Players 126 through 150 on the money list are still eligible to play on an essentially part-time basis in the coming year, and they receive a pass to the final stage of qualifying school. The top 30 finishers from Q-school -- where every young stud and hopeful veteran is clawing to earn a card -- gain entry priority below money list qualifiers but above most others.
Without a top 125 finish, a tournament win or a Q-school reprieve, players generally must wait each week to see if they can grab an alternate slot or a sponsor's exemption. It can work in an age where top golfers play fewer events for bigger money: Browne, who finished 130th in 2003 and tenuously sits in 120th this season, has managed entry into 27 tournaments.
But he still arrives each week with no idea if he will play.
"That ball is in my court depending on how I play," Browne said. "If I'm exempt, I'm exempt.

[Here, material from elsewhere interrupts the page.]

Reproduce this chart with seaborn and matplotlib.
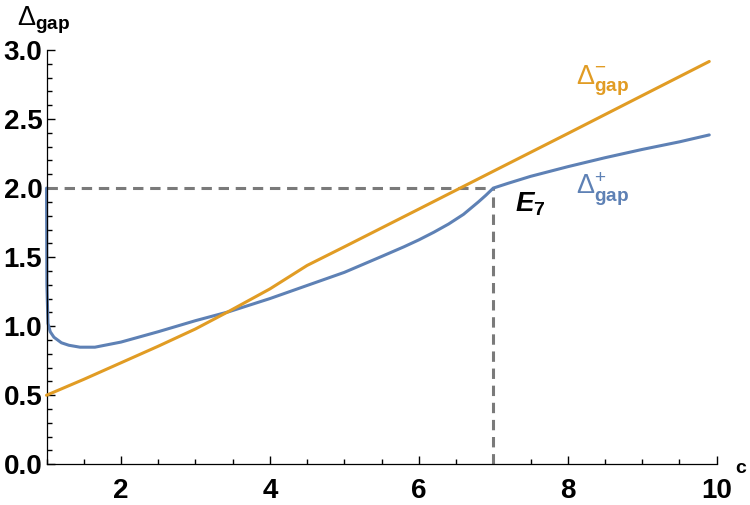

If I'm not, then I'm beholden to the vagaries of the money list, to the access process. The worst thing in the world is to be at home when you're playing well."
For those chasing the end of the money list, the pressure of scrambling for a card this month is immense. Smith, 35, is a married father of two playing his eighth season on the tour. His earnings put him in a luxurious tax bracket, but give him little job stability.
"It's hard, you know," Smith said. "It's something that's always in the back of your mind when you do this, unfortunately. I haven't had to worry about it for four or five years."
Smith won the Buick Classic in 2002 and then finished 131st on the money list in 2003 with $479,523. His exemption runs out this year and Smith sits in 149th with $363,185 and little time to do much about it.
"It's something you try to put out of your mind that's really something you can't put out of your mind," Smith said.
Money list fortunes can undergo mercurial changes at the end of a season. Per-Ulrik Johansson held the 125th and final exempt position heading into the final two weeks of 2003. He ultimately lost that spot to Esteban Toledo by less than $3,000 and has spent much of this year battling a hip injury as he works to regain his card.
"It's not a fun situation, obviously," Johansson said. "You've just got to deal with it and try to look at it positively."
It can become positive in a hurry. The winner of this week's Michelin Championship at Las Vegas earns $720,000, and just making the cut guarantees at least $8,000.
"The way the money is out here now, you only need two good weeks and you make a year," Smith said.
The top 67 players on this year's money list have earned more than $1 million. But both Smith and Browne said there is danger in allowing money to become the goal.
"I don't think anybody's focused on money," Browne said. "I think people are focused on playing. When you're focused on playing, then the other stuff falls into line. If you focus on money, you're focusing on the wrong thing. The money doesn't have anything to do with it because the money is a result."
Smith mentally struggled after winning in 2002, considering a tournament to be lost if he did not contend to win it. That struggle gave way to the cash grab idea of just making enough to keep moving into safe harbor on the money list. Only now that he is focusing solely on his game does Smith feel ready to break through again.
"Probably one of the reasons I'm playing better is now I'm not playing for the cut," Smith said. "Making the cut doesn't mean much to me right now. I need good tournaments."
The same goes for everyone at the back of the money list.
"I'd like to be in a little different position -- could be worse, could be better," Johansson said. "I still look at it as a long career in golf. If this year doesn't go the way I want, there's always a new chance somewhere."